> What you are asked to do:
Return every record exactly as written.

::: Records to process

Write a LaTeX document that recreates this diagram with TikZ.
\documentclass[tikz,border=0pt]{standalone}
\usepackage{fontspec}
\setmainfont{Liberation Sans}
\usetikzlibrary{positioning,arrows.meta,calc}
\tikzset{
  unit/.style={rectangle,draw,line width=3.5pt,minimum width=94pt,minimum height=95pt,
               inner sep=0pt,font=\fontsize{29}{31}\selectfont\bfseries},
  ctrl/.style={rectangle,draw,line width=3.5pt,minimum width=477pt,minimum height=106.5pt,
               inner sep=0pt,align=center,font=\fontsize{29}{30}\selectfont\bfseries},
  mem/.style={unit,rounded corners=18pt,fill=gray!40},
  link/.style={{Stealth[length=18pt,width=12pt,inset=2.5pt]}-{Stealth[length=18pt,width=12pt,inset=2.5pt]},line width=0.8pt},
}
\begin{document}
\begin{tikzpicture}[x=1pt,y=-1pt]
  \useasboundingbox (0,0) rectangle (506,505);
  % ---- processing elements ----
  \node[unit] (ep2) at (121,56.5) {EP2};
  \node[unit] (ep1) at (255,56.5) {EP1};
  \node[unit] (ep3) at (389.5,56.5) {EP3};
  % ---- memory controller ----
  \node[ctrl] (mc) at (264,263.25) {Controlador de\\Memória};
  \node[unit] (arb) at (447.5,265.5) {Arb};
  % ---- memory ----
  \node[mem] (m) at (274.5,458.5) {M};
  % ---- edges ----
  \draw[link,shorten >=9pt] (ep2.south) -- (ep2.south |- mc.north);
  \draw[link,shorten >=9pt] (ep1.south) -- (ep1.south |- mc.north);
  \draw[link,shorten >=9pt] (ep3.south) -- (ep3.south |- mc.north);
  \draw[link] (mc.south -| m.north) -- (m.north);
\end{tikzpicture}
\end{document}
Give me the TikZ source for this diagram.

::::::

> Final result:
Write a LaTeX document that recreates this diagram with TikZ.
\documentclass[tikz,border=0pt]{standalone}
\usepackage{fontspec}
\setmainfont{Liberation Sans}
\usetikzlibrary{positioning,arrows.meta,calc}
\tikzset{
  unit/.style={rectangle,draw,line width=3.5pt,minimum width=94pt,minimum height=95pt,
               inner sep=0pt,font=\fontsize{29}{31}\selectfont\bfseries},
  ctrl/.style={rectangle,draw,line width=3.5pt,minimum width=477pt,minimum height=106.5pt,
               inner sep=0pt,align=center,font=\fontsize{29}{30}\selectfont\bfseries},
  mem/.style={unit,rounded corners=18pt,fill=gray!40},
  link/.style={{Stealth[length=18pt,width=12pt,inset=2.5pt]}-{Stealth[length=18pt,width=12pt,inset=2.5pt]},line width=0.8pt},
}
\begin{document}
\begin{tikzpicture}[x=1pt,y=-1pt]
  \useasboundingbox (0,0) rectangle (506,505);
  % ---- processing elements ----
  \node[unit] (ep2) at (121,56.5) {EP2};
  \node[unit] (ep1) at (255,56.5) {EP1};
  \node[unit] (ep3) at (389.5,56.5) {EP3};
  % ---- memory controller ----
  \node[ctrl] (mc) at (264,263.25) {Controlador de\\Memória};
  \node[unit] (arb) at (447.5,265.5) {Arb};
  % ---- memory ----
  \node[mem] (m) at (274.5,458.5) {M};
  % ---- edges ----
  \draw[link,shorten >=9pt] (ep2.south) -- (ep2.south |- mc.north);
  \draw[link,shorten >=9pt] (ep1.south) -- (ep1.south |- mc.north);
  \draw[link,shorten >=9pt] (ep3.south) -- (ep3.south |- mc.north);
  \draw[link] (mc.south -| m.north) -- (m.north);
\end{tikzpicture}
\end{document}
Give me the TikZ source for this diagram.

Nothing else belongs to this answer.